For local sourcing—the in-person liquor store with a serious selection, the home-supply store with a real glassware section—use your city’s best independent. Online retailers (Caskers, Total Wine, Drizly) cover the bottles your local store doesn’t carry. Amazon covers most of the tools and the supermarket-shelf brands.
What to skip
A few categories that look tempting in the home-bar starter aisle and aren’t worth the slot:
- Pre-mixed cocktail mixers (margarita mix, daiquiri mix, mai tai mix). Fresh citrus + a syrup will always win.
- Spiced rum. Make falernum and use unspiced rum. The pre-spice rum profiles never match what serious cocktails want.
- Flavored rums (coconut, mango, pineapple, etc.). Use fresh juice or quality syrups.

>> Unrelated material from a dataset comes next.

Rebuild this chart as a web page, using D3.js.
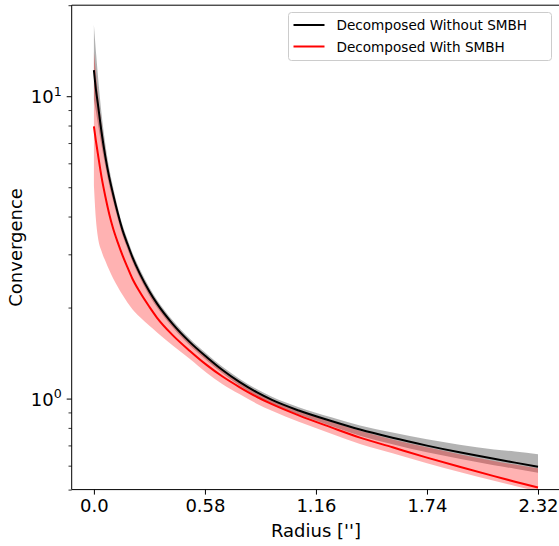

- Most “premium” young rums under $40 that aren’t from the producers profiled in the Library. The premium-rum aisle is mostly marketing-driven; the trustworthy operations (Foursquare, Hampden, El Dorado, Appleton, Smith & Cross, Hamilton, Banks, the established Caribbean houses) signal their provenance clearly.
- Cocktail-kit subscription boxes. They look fun but the per-bottle math is always worse than buying directly.
- A second blender. One good blender (or the Hamilton Beach drink mixer) covers everything.
Going deeper
Once the bar is stocked, the books on the Library shelf are the next investment:
The 12 Bottle Bar
By David and Lesley Solmonson. The single best starter cocktail book. Not exotic-specific, but teaches the underlying craft.
Smuggler’s Cove
By Martin and Rebecca Cate. The exotic-cocktail bible. Codifies the rum classification system the industry uses.
Cocktail Codex
By Day, Fauchald, and Kaplan. The six-root-cocktails framework. Teaches the grammar.
Sippin’ Safari
By Jeff Berry. The Donn Beach reconstructions, with photographic evidence.
Read one a month for four months. Your home bar will be better at the end than it was at the start by a meaningful margin.
The bar you’re stocking is a working tool, not a museum. Buy what you’ll use this week. Add the next thing when this week’s bottles need company. The home bar that gets used is the home bar that grows.